Powerhouse Museum
- Established: 7 November 2026
- Location: Parramatta
- Coordinates: 33°48′43″S 151°00′22″E﻿ / ﻿33.812051°S 151.006082496°E
- Type: Technology museum
- Architects: Moreau Kusunoki and Genton
- Owner: New South Wales Government
- Website: powerhouse.com.au/visit/parramatta

= Powerhouse Parramatta =

Powerhouse Parramatta is a museum in Parramatta, New South Wales set to open on 7 November 2026. It has been described as the "most significant cultural infrastructure project since the Sydney Opera House." It will be one of the four Powerhouse Museums, alongside Powerhouse Ultimo, Powerhouse Castle Hill, and Sydney Observatory. Most of the museum's exhibitions will be free.

Powerhouse Parramatta will be the largest museum in New South Wales and the first major cultural institution in Western Sydney. There was controversy around the cost of construction, at $915 million; as well as environmental and heritage concerns. Construction has finished on the museum, with the installation of the exhibitions having commenced before launch.

== History ==
In July 2020, the NSW Government confirmed that the Powerhouse Museum would retain its Ultimo location while also proceeding with the development of the museum in Parramatta. This dual-site approach aimed to expand cultural access across Greater Sydney, drawing comparisons to multi-site institutions like the Smithsonian.

Construction of Powerhouse Parramatta commenced in 2022, following the completion of design development and planning phases in 2020 and 2021. Lendlease was appointed as the main construction partner. The project finished construction in 2026.

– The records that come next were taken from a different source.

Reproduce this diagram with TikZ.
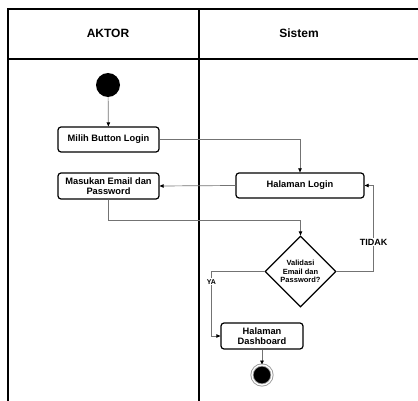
\documentclass[tikz,border=0pt]{standalone}
\usepackage{fontspec}
\setmainfont{Liberation Sans}
\usetikzlibrary{shapes.geometric,arrows.meta}
\begin{document}
\begin{tikzpicture}[x=1pt,y=-1pt]
        \tikzstyle{lane}=[line width=1.8pt]
        \tikzstyle{act}=[rectangle, rounded corners=3pt, draw, line width=1.2pt, align=center, inner sep=0pt, font=\fontsize{9.3}{10.5}\selectfont\bfseries]
        \tikzstyle{flow}=[draw=black!55, line width=0.7pt, -{Triangle[length=4pt,width=3.5pt,color=black]}]
        \tikzstyle{guard}=[fill=white, inner sep=1pt]
        \useasboundingbox (0,0) rectangle (418,401);
        \draw[lane] (8,401) -- (8,9) -- (418,9);
        \draw[lane] (8,59) -- (418,59);
        \draw[lane] (199,9) -- (199,401);
        \node[font=\fontsize{12}{14}\selectfont\bfseries] (aktor) at (108,33) {AKTOR};
        \node[font=\fontsize{12}{14}\selectfont\bfseries] (sistem) at (299,33) {Sistem};
        \node[circle, fill, minimum size=24pt, inner sep=0pt] (start) at (108,85) {};
        \node[act, minimum width=101pt, minimum height=25pt] (milih) at (108.5,139.5) {Milih Button Login};
        \node[act, minimum width=101pt, minimum height=26pt] (masukan) at (108.5,186) {Masukan Email dan\\Password};
        \node[act, minimum width=128pt, minimum height=25pt] (login) at (300,185.5) {Halaman Login};
        \node[diamond, draw, line width=1.2pt, minimum size=71pt, inner sep=0pt, align=center, font=\fontsize{7.5}{8.5}\selectfont\bfseries] (valid) at (300.5,271.5) {Validasi\\Email dan\\Password?};
        \node[act, minimum width=82pt, minimum height=26pt] (dash) at (262,336) {Halaman\\Dashboard};
        \node[circle, draw=black!40, line width=0.9pt, double=white, double distance=1.3pt, fill=black, minimum size=20pt, inner sep=0pt] (finish) at (262,375) {};
        \draw[flow] (start) -- (milih);
        \draw[flow] (milih.east) -| (login.north);
        \draw[flow] (login.west) -- (masukan.east);
        \draw[flow] (masukan.south) -- ++(0,21) -| (valid.north);
        \draw[flow] (valid.east) -- ++(37,0) |- (login.east) node[guard, pos=0.17, font=\fontsize{9}{10}\selectfont\bfseries] {TIDAK};
        \draw[flow] (valid.west) -- ++(-53,0) |- (dash.west) node[guard, pos=0.08, font=\fontsize{7}{8}\selectfont\bfseries] {YA};
        \draw[flow] (dash) -- (finish);
\end{tikzpicture}
\end{document}
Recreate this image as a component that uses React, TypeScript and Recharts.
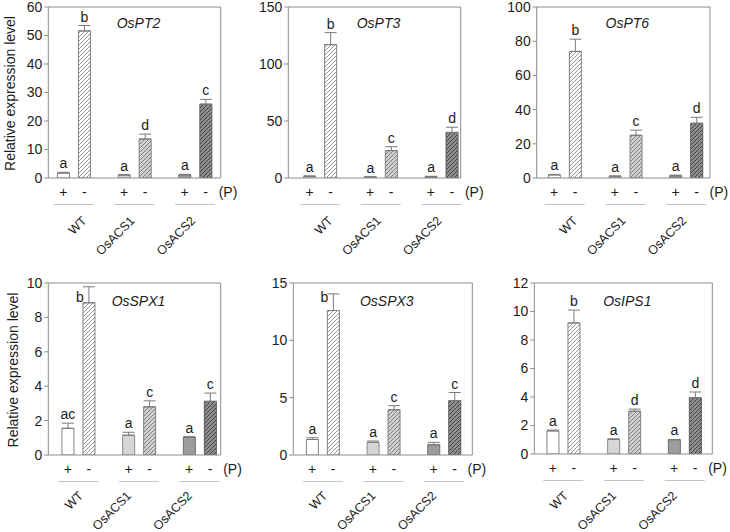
import React from "react";
import { BarChart, Bar, XAxis, YAxis, Cell, ErrorBar, LabelList, Label, CartesianGrid } from "recharts";

// ---------- data ----------
const categories = ["WT", "OsACS1", "OsACS2"];
const pLabels = ["+", "-"];
const pTitle = "(P)";
const yTitle = "Relative expression level";

const osPT2Plus = [1.7, 1.0, 1.1];
const osPT2PlusErr = [0.3, 0.2, 0.2];
const osPT2Minus = [51.6, 13.7, 25.9];
const osPT2MinusErr = [1.9, 1.7, 1.7];
const osPT2PlusLetters = ["a", "a", "a"];
const osPT2MinusLetters = ["b", "d", "c"];
const osPT2Ticks = [0, 10, 20, 30, 40, 50, 60];

const osPT3Plus = [1.5, 0.9, 1.2];
const osPT3PlusErr = [0.3, 0.2, 0.3];
const osPT3Minus = [117, 24, 40];
const osPT3MinusErr = [10.5, 3.5, 4.5];
const osPT3PlusLetters = ["a", "a", "a"];
const osPT3MinusLetters = ["b", "c", "d"];
const osPT3Ticks = [0, 50, 100, 150];

const osPT6Plus = [1.8, 1.0, 1.3];
const osPT6PlusErr = [0.3, 0.2, 0.4];
const osPT6Minus = [74, 25, 32];
const osPT6MinusErr = [7.2, 3, 3.5];
const osPT6PlusLetters = ["a", "a", "a"];
const osPT6MinusLetters = ["b", "c", "d"];
const osPT6Ticks = [0, 20, 40, 60, 80, 100];

const osSPX1Plus = [1.55, 1.15, 1.02];
const osSPX1PlusErr = [0.3, 0.17, 0.05];
const osSPX1Minus = [8.85, 2.8, 3.12];
const osSPX1MinusErr = [0.93, 0.35, 0.48];
const osSPX1PlusLetters = ["ac", "a", "a"];
const osSPX1MinusLetters = ["b", "c", "c"];
const osSPX1Ticks = [0, 2, 4, 6, 8, 10];

const osSPX3Plus = [1.35, 1.1, 0.9];
const osSPX3PlusErr = [0.15, 0.12, 0.2];
const osSPX3Minus = [12.6, 3.95, 4.75];
const osSPX3MinusErr = [1.45, 0.35, 0.7];
const osSPX3PlusLetters = ["a", "a", "a"];
const osSPX3MinusLetters = ["b", "c", "c"];
const osSPX3Ticks = [0, 5, 10, 15];

const osIPS1Plus = [1.62, 1.03, 1.0];
const osIPS1PlusErr = [0.06, 0.03, 0.02];
const osIPS1Minus = [9.2, 3.0, 3.95];
const osIPS1MinusErr = [0.9, 0.15, 0.4];
const osIPS1PlusLetters = ["a", "a", "a"];
const osIPS1MinusLetters = ["b", "d", "d"];
const osIPS1Ticks = [0, 2, 4, 6, 8, 10, 12];

const panels = [
  { gene: "OsPT2", plus: osPT2Plus, plusErr: osPT2PlusErr, minus: osPT2Minus, minusErr: osPT2MinusErr, plusLetters: osPT2PlusLetters, minusLetters: osPT2MinusLetters, ticks: osPT2Ticks },
  { gene: "OsPT3", plus: osPT3Plus, plusErr: osPT3PlusErr, minus: osPT3Minus, minusErr: osPT3MinusErr, plusLetters: osPT3PlusLetters, minusLetters: osPT3MinusLetters, ticks: osPT3Ticks },
  { gene: "OsPT6", plus: osPT6Plus, plusErr: osPT6PlusErr, minus: osPT6Minus, minusErr: osPT6MinusErr, plusLetters: osPT6PlusLetters, minusLetters: osPT6MinusLetters, ticks: osPT6Ticks },
  { gene: "OsSPX1", plus: osSPX1Plus, plusErr: osSPX1PlusErr, minus: osSPX1Minus, minusErr: osSPX1MinusErr, plusLetters: osSPX1PlusLetters, minusLetters: osSPX1MinusLetters, ticks: osSPX1Ticks },
  { gene: "OsSPX3", plus: osSPX3Plus, plusErr: osSPX3PlusErr, minus: osSPX3Minus, minusErr: osSPX3MinusErr, plusLetters: osSPX3PlusLetters, minusLetters: osSPX3MinusLetters, ticks: osSPX3Ticks },
  { gene: "OsIPS1", plus: osIPS1Plus, plusErr: osIPS1PlusErr, minus: osIPS1Minus, minusErr: osIPS1MinusErr, plusLetters: osIPS1PlusLetters, minusLetters: osIPS1MinusLetters, ticks: osIPS1Ticks },
];

// ---------- layout / style ----------
const FONT = "'Liberation Sans', Arial, sans-serif";
const TEXT = "#1c1c1c";
const FRAME = "#8c8c8c";
const FS = 14;
const LABEL_FS = 12.5;
const BAR_SIZE = 12;
const BAR_GAP = 9;
const BAND = 60.7;
const labelCatDx = [12.5, 0, 0];

const plusFills = ["#ffffff", "#d6d6d6", "#9c9c9c"];
const plusStrokes = ["#808080", "#8a8a8a", "#6e6e6e"];
const hatchBg = ["#ffffff", "#d0d0d0", "#8e8e8e"];
const hatchLine = ["#8a8a8a", "#787878", "#3c3c3c"];
const minusStrokes = ["#808080", "#808080", "#5a5a5a"];

const layouts = [
  { left: 0, top: 0, w: 250, h: 260, axisX: 48.3, rightX: 220.7, plotTop: 7, plotBottom: 178, c0: 25.5, titleDy: 21, yTitleX: 10, labelDx: 1, labelDy: 41.5 },
  { left: 240, top: 0, w: 250, h: 260, axisX: 288.3, rightX: 460.7, plotTop: 7, plotBottom: 178, c0: 31.7, titleDy: 21, labelDx: 1, labelDy: 41.5 },
  { left: 480, top: 0, w: 250, h: 260, axisX: 536.7, rightX: 710, plotTop: 7, plotBottom: 178, c0: 28, titleDy: 21, labelDx: 1, labelDy: 41.5 },
  { left: 0, top: 260, w: 250, h: 272, axisX: 48.3, rightX: 220.7, plotTop: 283, plotBottom: 455, c0: 30, titleDy: 23, yTitleX: 13, labelDx: -7, labelDy: 39.5 },
  { left: 240, top: 260, w: 250, h: 272, axisX: 293.3, rightX: 472.3, plotTop: 283, plotBottom: 455, c0: 29.4, titleDy: 23, labelDx: -7, labelDy: 39.5 },
  { left: 480, top: 260, w: 250, h: 272, axisX: 534.3, rightX: 712.3, plotTop: 283, plotBottom: 454, c0: 29, titleDy: 23, labelDx: -7, labelDy: 40.5 },
];

const makeTick = (labelDx: number, labelDy: number) => (props: any) => {
  const { x, y, payload } = props;
  const i = typeof props.index === "number" ? props.index : payload.index;
  const half = (BAR_SIZE + BAR_GAP) / 2;
  const common = { fontSize: FS, fontFamily: FONT, fill: TEXT };
  const ex = x + labelDx + (labelCatDx[i] || 0);
  return (
    <g>
      <text x={x - half} y={y + 17} textAnchor="middle" {...common}>{pLabels[0]}</text>
      <text x={x + half} y={y + 17} textAnchor="middle" {...common}>{pLabels[1]}</text>
      <line x1={x - 20} x2={x + 20} y1={y + 24.5} y2={y + 24.5} stroke="#c4c4c4" strokeWidth={1} />
      <text
        transform={`translate(${ex},${y + labelDy}) rotate(-45)`}
        textAnchor="end"
        fontSize={LABEL_FS}
        fontFamily={FONT}
        fill={TEXT}
      >
        {payload.value}
      </text>
      {i === categories.length - 1 && (
        <text x={x + half + 13} y={y + 17} textAnchor="start" {...common}>{pTitle}</text>
      )}
    </g>
  );
};

const makeLetter = (vals: number[], errs: number[], letters: string[], plotTop: number) => (props: any) => {
  const vb = props.viewBox && typeof props.viewBox.x === "number" ? props.viewBox : props;
  const { x, y, width, height } = vb;
  const i = props.index;
  const v = vals[i];
  const e = errs[i];
  const ppu = v > 0 ? height / v : 0;
  const errTop = y - e * ppu;
  let cx = x + width / 2;
  let by = errTop - 4;
  if (by - 10 < plotTop) {
    cx -= 9;
    by = plotTop + 19;
  }
  return (
    <text x={cx} y={by} textAnchor="middle" fontSize={FS} fontFamily={FONT} fill={TEXT}>
      {letters[i]}
    </text>
  );
};

function Panel({ idx }: { idx: number }) {
  const p = panels[idx];
  const L = layouts[idx];
  const data = categories.map((name, i) => ({
    name,
    plus: p.plus[i],
    minus: p.minus[i],
    plusErr: [0, p.plusErr[i]],
    minusErr: [0, p.minusErr[i]],
  }));
  const plotW = L.rightX - L.axisX;
  const padL = L.c0 - BAND / 2;
  const padR = plotW - padL - BAND * categories.length;
  const yw = L.axisX - L.left;
  const mTop = L.plotTop - L.top;
  const mRight = L.left + L.w - L.rightX;
  const xh = L.top + L.h - L.plotBottom;
  const ymax = p.ticks[p.ticks.length - 1];

  return (
    <div style={{ position: "absolute", left: L.left, top: L.top, width: L.w, height: L.h }}>
      <BarChart
        width={L.w}
        height={L.h}
        data={data}
        margin={{ top: mTop, right: mRight, bottom: 0, left: 0 }}
        barGap={BAR_GAP}
      >
        <CartesianGrid
          stroke={FRAME}
          strokeWidth={1}
          horizontalPoints={[mTop]}
          verticalPoints={[L.w - mRight]}
        />
        <XAxis
          dataKey="name"
          interval={0}
          tickLine={false}
          tickSize={0}
          height={xh}
          axisLine={{ stroke: FRAME }}
          tick={makeTick(L.labelDx, L.labelDy)}
          padding={{ left: padL, right: padR }}
        />
        <YAxis
          domain={[0, ymax]}
          ticks={p.ticks}
          interval={0}
          width={yw}
          tickSize={4}
          tickMargin={2}
          allowDataOverflow
          axisLine={{ stroke: FRAME }}
          tickLine={{ stroke: FRAME }}
          tick={{ fontSize: FS, fill: TEXT, fontFamily: FONT }}
        >
          <Label
            content={(lp: any) => {
              const vb = lp.viewBox;
              const cx = vb.x + vb.width + plotW / 2 + 4;
              const cy = vb.y + L.titleDy;
              return (
                <text x={cx} y={cy} textAnchor="middle" fontStyle="italic" fontSize={FS} fontFamily={FONT} fill={TEXT}>
                  {p.gene}
                </text>
              );
            }}
          />
          {L.yTitleX !== undefined && (
            <Label
              content={(lp: any) => {
                const vb = lp.viewBox;
                const cx = L.yTitleX as number;
                const cy = vb.y + vb.height / 2 + 1;
                return (
                  <text
                    transform={`translate(${cx},${cy}) rotate(-90)`}
                    textAnchor="middle"
                    dominantBaseline="central"
                    fontSize={FS}
                    fontFamily={FONT}
                    fill={TEXT}
                  >
                    {yTitle}
                  </text>
                );
              }}
            />
          )}
        </YAxis>
        <Bar dataKey="plus" barSize={BAR_SIZE} isAnimationActive={false}>
          {data.map((d, i) => (
            <Cell key={d.name} fill={plusFills[i]} stroke={plusStrokes[i]} strokeWidth={1} />
          ))}
          <ErrorBar dataKey="plusErr" width={6} stroke="#7a7a7a" strokeWidth={1} direction="y" />
          <LabelList dataKey="plus" content={makeLetter(p.plus, p.plusErr, p.plusLetters, mTop)} />
        </Bar>
        <Bar dataKey="minus" barSize={BAR_SIZE} isAnimationActive={false}>
          {data.map((d, i) => (
            <Cell key={d.name} fill={`url(#hatch${i})`} stroke={minusStrokes[i]} strokeWidth={1} />
          ))}
          <ErrorBar dataKey="minusErr" width={6} stroke="#7a7a7a" strokeWidth={1} direction="y" />
          <LabelList dataKey="minus" content={makeLetter(p.minus, p.minusErr, p.minusLetters, mTop)} />
        </Bar>
      </BarChart>
    </div>
  );
}

export default function App() {
  return (
    <div
      style={{
        position: "absolute",
        left: 0,
        top: 0,
        width: 730,
        height: 532,
        background: "#ffffff",
        overflow: "hidden",
      }}
    >
      <svg width={0} height={0} style={{ position: "absolute" }}>
        <defs>
          {hatchBg.map((bg, i) => (
            <pattern key={i} id={`hatch${i}`} patternUnits="userSpaceOnUse" width={4} height={4}>
              <rect width={4} height={4} fill={bg} />
              <path d="M-1,1 l2,-2 M0,4 l4,-4 M3,5 l2,-2" stroke={hatchLine[i]} strokeWidth={0.9} />
            </pattern>
          ))}
        </defs>
      </svg>
      {panels.map((_, i) => (
        <Panel key={i} idx={i} />
      ))}
    </div>
  );
}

=== Willow Grove controversy ===
The site the government selected for the museum was Willow Grove, an 1890s villa that needed to be demolished to build the site. In November 2020, the NSW arm of the Construction, Forestry and Maritime Employees Union, as well as the New South Wales Nurses and Midwives' Association, placed green bans on Willow Grove to prevent demolition. The site was also significant to the local Dharug people, who expressed dismay at the construction. A deal was reached in August 2020 to disassemble the villa and reassemble it at a new location, however this never happened as the rebuild was abandoned in September 2023. The group that led the protest to save Willow Grove welcomed this decision, stating "sanity has prevailed, no Willow Grove Frankenstein will be resurrected".

== Architecture ==
Parramatta Powerhouse was designed by French–Japanese practice Moreau Kusunoki and Australian firm Genton. The museum will feature over 18,000 square metres of exhibition and public space, including seven expansive, column-free galleries, a 600-seat theatre, rooftop gardens, and dedicated learning studios.

It is situated on the banks of the Parramatta River. The design of the museum incorporates various flood mitigation strategies. The building's ground floor is elevated to remain above a 1-in-1000-year flood level, and an undercroft space allows floodwaters to pass through without impacting the main structure.